Plus à droite, ça ne va pas non plus, et encore plus à droite ?! J'avance à
tâtons et, après quelques mètres, je tombe nez à nez avec une belle rampe bien
fournie qui revient littéralement sur la grande barre rocheuse qui nous avait
stoppé 15min auparavant :) En dessous, les difficultés semblent bien finies.
Pierre veut faire un petit saut pour prendre pied (enfin skis^^) dessus ! Après
avoir méthodiquement élagué les branches superflues, d'un envol gracieux il
s'élance pour se réceptionner immédiatement après en un copieux raclement de
carres sur une belle dalle !! Pour ma part, je décide alors sagement de
poursuivre au fin bout de l'arête afin d'emprunter le passage le plus en
douceur. A cet endroit cependant il ne faut pas faire de bêtises car on
surplombe directement 50m de vide à gauche ! Mais ça passe très bien et après
quelques minutes, je rejoins pierre au pied de ce grand amphithéâtre rappelant
les romantiques paysages érodés et très stratifiés des Varos ou de Sixt. Quelle
ambiance pour notre fin de journée dans cette forêt, et au dessus de nous notre
chamois qui attend sa mort prochaine : il a su choisir son endroit au mieux
pour finir ses jours tranquille...
Élodie
nous rejoint ainsi que Vincent puis Éric et tous les cinq, Élodie loin en tête
nous terminons notre descente du torrent de la Cha dans une neige assez
exécrable (au menu, miam, boulettes pas trop dures ou croûte infâme!), ce
jusqu'à croiser une route partant en ascendance légère sur la gauche. Nous
l'empruntons et après un court passage sur une large route forestière nous
croisons un nouveau talweg. Une photo sympathique plus tard, nous repartons
pour tomber immédiatement ou presque sur les voitures ! Un bon cadeau que cette
arrivée facile après 9 h d'efforts :)
Nous sommes bien heureux de cette
belle sortie aventureuse et sauvage, bien que pas assez technique au goût de
Pierre et Élodie. Mais qu'à cela ne tienne, tout le monde est content quand
même et Pierre propose de nous offrir sa tournée de chocolat chaud après avoir
pris quelques photos de la face depuis les hauts de Marthod. Élodie quant à
elle a préparé un gâteau chocolat orange, miam miam. Les photos terminées, nous
devisons de bon cœur au café de la gare entre Ugine et Albertville. Puis
Vincent repart dans sa Maurienne et nous
regagnons nos voitures au petit port. Au retour ça parle surf et autres sports
à sensations fortes (chute libre, wake surf, etc) : c'est intéressant et
amusant car je me dis que je suis un peu en dilettante dans tout ça, montagnard
classique ne sortant jamais de ses sentiers battus !
Comblé
de bonheur après cette journée où j'ai pu me dépasser et réaliser un de mes
rêves grâce à un tandem de choc, je peux dignement fêter la Saint Valentin avec
ma belle et lui offrir son cadeau : « la rampe à Fifine » sera pour
plus tard !
* Pour info : un ami chasseur connaissant bien
le secteur du Bouchet et à qui j'ai envoyé la photo de notre chamois m'a affirmé
qu'il ne s'agissait pas du tout d'un vieil individu entrain de mourir ou d'un
individu malade mais juste d'un jeune mâle entrain de se reposer du rut (voir
son commentaire ci dessous) !! On peut donc débaptiser le "saut du
chamois mort" en "saut du chamois vidé après le rut" !

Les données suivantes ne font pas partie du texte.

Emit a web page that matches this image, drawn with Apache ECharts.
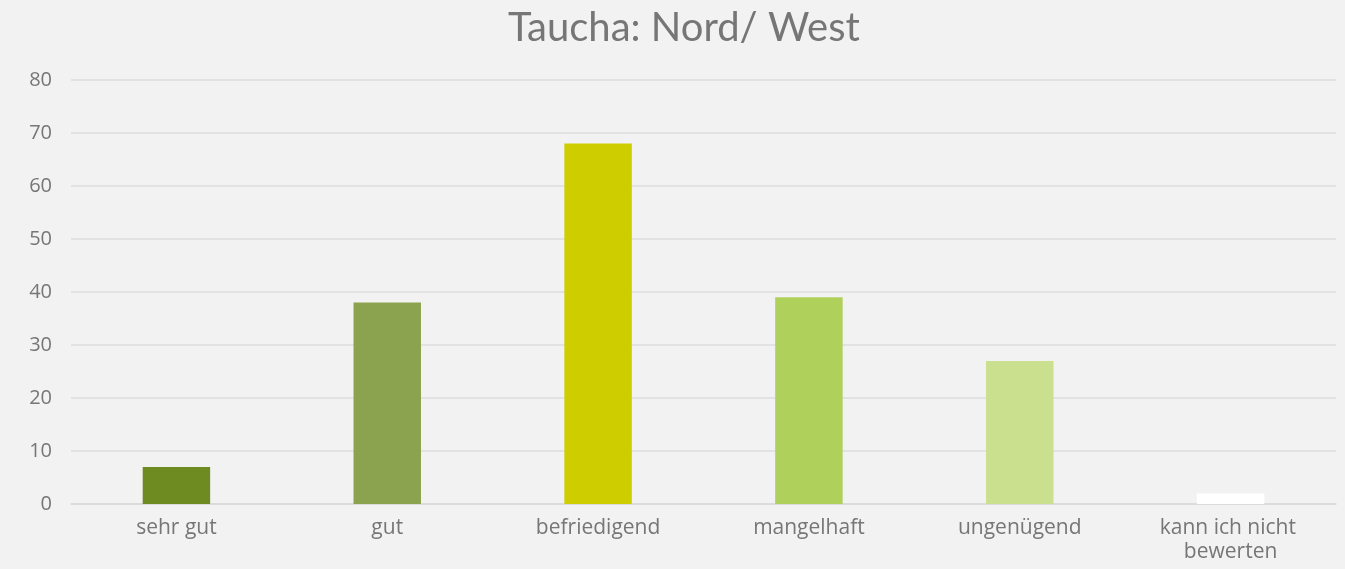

"Quant à ce chamois, la photo ne le fait pas apparaître âgé (bandes
jugales bien marquées).
visiblement il s'agit d'un bouc qui se remet gentiment des épreuves du rut,
au soleil et loin de tout dérangement (espéré).

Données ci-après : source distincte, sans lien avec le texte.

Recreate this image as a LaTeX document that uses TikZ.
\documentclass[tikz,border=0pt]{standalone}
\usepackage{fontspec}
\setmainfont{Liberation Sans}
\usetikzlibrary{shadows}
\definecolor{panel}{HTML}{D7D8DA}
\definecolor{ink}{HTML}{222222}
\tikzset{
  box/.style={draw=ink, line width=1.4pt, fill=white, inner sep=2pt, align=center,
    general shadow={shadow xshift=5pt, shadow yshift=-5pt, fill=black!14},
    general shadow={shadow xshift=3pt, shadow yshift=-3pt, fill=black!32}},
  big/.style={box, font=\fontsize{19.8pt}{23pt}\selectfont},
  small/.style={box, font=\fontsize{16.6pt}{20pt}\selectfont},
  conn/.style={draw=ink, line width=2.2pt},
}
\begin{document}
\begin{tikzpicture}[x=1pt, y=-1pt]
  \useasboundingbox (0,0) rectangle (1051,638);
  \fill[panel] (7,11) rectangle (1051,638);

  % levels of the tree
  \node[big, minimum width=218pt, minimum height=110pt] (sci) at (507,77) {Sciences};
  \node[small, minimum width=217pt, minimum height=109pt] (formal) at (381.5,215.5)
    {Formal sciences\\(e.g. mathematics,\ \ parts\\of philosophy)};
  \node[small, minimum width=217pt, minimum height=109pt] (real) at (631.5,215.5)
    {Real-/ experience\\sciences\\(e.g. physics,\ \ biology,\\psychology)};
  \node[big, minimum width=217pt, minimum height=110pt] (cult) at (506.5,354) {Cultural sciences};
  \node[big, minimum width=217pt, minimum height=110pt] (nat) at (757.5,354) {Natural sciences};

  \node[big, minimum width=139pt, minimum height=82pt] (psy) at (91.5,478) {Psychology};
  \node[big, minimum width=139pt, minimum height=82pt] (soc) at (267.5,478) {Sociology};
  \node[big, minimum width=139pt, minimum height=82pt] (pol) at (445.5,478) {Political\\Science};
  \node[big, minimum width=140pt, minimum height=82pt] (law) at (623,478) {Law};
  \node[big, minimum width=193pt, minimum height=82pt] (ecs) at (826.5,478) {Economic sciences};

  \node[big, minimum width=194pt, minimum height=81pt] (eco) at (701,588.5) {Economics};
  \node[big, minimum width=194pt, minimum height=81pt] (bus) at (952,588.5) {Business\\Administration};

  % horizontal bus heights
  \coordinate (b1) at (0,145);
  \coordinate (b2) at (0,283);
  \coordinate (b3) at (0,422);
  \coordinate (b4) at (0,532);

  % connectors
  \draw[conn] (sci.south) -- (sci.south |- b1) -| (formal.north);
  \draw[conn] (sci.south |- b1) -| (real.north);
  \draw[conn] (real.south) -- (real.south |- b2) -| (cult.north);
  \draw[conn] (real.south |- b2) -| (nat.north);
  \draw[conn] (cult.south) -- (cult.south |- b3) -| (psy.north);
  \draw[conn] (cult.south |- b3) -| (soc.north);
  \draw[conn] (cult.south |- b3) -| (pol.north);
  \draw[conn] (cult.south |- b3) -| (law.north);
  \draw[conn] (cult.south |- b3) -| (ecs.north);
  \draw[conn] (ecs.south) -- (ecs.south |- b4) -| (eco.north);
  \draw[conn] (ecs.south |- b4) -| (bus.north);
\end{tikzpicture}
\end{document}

Cet adret des Aravis que je connais très bien est une zone d'hivernage
idéale et propice à la faune de montagne qui y trouve la quiétude, la douceur
et une élémentaire alimentation car moins enneigé que l'autre versant.

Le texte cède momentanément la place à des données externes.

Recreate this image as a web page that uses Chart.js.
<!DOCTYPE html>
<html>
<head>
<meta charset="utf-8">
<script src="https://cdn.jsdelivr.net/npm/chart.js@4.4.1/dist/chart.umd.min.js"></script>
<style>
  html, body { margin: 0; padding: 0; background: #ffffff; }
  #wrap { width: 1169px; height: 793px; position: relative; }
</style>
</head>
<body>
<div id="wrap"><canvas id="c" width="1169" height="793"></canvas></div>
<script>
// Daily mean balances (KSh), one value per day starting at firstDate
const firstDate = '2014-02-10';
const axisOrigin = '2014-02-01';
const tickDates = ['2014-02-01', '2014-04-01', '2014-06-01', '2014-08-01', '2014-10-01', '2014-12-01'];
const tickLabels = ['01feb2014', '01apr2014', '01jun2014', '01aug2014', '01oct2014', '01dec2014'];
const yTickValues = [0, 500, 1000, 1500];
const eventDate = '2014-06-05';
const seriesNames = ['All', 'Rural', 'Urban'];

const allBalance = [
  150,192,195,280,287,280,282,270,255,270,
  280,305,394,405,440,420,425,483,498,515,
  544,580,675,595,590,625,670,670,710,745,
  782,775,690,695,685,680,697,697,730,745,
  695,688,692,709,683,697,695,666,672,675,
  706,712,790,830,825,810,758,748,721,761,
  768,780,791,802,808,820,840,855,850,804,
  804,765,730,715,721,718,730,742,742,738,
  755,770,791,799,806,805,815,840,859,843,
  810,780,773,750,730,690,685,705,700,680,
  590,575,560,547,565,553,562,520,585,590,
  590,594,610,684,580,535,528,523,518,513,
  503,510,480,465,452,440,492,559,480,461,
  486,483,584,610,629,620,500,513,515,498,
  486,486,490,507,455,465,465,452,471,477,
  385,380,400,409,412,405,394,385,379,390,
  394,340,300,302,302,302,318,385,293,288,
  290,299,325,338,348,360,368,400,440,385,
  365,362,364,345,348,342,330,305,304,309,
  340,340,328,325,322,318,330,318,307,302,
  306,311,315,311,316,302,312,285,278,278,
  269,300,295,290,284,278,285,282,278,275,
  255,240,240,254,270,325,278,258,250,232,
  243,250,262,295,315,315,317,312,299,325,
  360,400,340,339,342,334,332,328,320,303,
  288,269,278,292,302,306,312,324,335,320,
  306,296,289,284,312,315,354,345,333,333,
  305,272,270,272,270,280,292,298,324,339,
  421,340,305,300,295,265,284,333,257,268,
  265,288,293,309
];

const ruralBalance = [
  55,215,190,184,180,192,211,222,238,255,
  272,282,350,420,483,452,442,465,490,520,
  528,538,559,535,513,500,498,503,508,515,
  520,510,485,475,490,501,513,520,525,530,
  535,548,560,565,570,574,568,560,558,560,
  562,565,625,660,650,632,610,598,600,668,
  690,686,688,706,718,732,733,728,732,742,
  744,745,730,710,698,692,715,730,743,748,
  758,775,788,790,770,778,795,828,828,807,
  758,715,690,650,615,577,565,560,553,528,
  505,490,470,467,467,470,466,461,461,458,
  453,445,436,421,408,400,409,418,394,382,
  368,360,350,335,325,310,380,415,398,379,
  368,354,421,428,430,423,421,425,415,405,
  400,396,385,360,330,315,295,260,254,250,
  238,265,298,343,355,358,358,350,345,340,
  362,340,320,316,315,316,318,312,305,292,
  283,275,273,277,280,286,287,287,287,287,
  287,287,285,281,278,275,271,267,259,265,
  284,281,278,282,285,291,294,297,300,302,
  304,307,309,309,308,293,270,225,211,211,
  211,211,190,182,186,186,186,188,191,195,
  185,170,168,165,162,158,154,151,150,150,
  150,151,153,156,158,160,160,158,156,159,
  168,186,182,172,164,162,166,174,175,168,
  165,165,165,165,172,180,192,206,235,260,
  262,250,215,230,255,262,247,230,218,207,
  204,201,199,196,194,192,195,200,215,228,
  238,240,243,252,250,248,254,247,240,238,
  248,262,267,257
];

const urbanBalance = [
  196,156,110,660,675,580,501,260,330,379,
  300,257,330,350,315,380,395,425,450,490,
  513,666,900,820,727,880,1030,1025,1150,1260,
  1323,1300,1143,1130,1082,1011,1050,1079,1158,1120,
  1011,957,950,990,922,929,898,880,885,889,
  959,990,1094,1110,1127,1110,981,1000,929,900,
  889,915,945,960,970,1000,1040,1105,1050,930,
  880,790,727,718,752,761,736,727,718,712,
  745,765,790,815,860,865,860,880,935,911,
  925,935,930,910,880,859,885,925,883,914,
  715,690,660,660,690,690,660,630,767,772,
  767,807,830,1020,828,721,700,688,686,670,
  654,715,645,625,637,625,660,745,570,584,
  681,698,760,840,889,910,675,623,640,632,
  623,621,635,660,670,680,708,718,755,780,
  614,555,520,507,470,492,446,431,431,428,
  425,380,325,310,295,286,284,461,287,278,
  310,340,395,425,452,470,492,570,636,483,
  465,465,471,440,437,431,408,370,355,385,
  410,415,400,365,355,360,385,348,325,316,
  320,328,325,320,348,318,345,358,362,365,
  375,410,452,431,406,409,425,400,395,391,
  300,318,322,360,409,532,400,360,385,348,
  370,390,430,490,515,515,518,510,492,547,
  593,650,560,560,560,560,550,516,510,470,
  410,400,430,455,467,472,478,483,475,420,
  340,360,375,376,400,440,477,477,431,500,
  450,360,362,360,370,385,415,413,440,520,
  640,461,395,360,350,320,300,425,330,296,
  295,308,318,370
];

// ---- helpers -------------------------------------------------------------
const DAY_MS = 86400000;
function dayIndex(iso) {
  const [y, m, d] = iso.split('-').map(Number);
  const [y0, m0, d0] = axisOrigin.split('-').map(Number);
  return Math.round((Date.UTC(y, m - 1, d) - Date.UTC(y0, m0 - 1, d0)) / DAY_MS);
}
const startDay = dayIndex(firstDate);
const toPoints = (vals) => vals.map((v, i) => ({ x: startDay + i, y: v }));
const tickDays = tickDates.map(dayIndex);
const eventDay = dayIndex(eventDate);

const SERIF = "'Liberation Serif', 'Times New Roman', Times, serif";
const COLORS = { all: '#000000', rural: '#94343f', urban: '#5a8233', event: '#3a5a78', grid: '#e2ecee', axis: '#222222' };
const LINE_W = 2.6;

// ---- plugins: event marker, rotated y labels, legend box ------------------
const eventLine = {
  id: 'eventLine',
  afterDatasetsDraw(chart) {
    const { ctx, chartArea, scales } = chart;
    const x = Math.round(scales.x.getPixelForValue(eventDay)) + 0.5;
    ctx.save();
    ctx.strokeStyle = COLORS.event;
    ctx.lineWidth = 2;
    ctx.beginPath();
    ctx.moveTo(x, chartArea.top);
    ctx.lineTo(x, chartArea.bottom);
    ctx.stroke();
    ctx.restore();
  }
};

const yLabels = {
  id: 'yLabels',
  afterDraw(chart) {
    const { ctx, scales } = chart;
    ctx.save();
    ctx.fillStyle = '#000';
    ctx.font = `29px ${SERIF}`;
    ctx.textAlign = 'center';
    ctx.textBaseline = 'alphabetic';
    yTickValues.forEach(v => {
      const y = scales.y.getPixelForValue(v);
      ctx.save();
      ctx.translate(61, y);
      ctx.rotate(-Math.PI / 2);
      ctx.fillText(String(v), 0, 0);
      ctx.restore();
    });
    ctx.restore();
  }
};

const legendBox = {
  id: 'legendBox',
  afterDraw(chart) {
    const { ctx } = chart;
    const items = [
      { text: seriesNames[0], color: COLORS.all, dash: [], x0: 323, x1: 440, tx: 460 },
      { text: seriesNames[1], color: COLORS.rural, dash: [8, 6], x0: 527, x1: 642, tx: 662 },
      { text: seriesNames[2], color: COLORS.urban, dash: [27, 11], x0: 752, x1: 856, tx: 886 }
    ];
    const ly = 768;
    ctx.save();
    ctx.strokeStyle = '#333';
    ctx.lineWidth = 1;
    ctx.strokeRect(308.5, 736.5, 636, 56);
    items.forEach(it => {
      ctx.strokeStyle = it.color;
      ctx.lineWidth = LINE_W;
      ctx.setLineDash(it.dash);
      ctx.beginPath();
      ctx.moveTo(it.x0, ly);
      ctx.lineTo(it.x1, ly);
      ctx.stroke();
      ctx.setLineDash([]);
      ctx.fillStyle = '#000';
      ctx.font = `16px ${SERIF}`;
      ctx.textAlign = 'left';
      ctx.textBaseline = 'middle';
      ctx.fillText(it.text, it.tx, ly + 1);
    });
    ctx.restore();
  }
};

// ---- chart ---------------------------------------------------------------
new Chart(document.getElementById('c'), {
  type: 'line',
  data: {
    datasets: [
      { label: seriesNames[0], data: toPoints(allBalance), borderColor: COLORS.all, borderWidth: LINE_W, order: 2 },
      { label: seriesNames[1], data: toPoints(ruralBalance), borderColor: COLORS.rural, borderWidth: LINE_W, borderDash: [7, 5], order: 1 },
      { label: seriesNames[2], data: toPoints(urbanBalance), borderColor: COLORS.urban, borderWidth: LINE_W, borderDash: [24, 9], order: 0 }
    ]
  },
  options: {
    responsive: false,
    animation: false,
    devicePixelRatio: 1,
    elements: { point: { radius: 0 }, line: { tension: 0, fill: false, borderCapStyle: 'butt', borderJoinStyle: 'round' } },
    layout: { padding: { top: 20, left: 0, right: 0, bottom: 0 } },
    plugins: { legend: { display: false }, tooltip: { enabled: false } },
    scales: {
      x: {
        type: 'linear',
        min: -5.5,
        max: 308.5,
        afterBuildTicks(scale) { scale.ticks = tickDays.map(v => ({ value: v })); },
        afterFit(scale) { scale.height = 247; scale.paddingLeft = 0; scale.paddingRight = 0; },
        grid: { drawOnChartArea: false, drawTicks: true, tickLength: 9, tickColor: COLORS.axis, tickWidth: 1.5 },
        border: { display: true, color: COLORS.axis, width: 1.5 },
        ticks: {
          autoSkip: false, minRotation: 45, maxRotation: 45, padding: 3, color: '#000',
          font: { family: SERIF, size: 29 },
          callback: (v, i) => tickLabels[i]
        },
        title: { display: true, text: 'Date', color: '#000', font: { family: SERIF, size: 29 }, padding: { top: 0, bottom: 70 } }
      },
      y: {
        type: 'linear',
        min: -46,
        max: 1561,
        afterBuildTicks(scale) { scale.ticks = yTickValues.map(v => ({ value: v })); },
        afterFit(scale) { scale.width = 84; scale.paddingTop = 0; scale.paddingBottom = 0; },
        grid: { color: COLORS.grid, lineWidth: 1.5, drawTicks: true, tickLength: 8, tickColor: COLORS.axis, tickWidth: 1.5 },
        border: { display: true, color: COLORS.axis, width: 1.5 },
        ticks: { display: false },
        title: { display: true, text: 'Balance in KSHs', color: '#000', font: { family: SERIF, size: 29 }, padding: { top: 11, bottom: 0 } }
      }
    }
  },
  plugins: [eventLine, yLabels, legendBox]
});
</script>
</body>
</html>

Rien d'étonnant que ce chamois ne se soit pas enfui à votre approche, il
connait le prix fort à payer en cas d'efforts inutiles.
Ainsi n'est-il pas rare à cette époque de pouvoir approcher d'assez près
d'autant que les chamois connaissent la date de la fermeture de la chasse.
C'est pourquoi il faut absolument s'abstenir de les déranger pendant cette
période critique de leur existence.
Cette remarque est encore plus vraie pour le chevreuil et le tétras."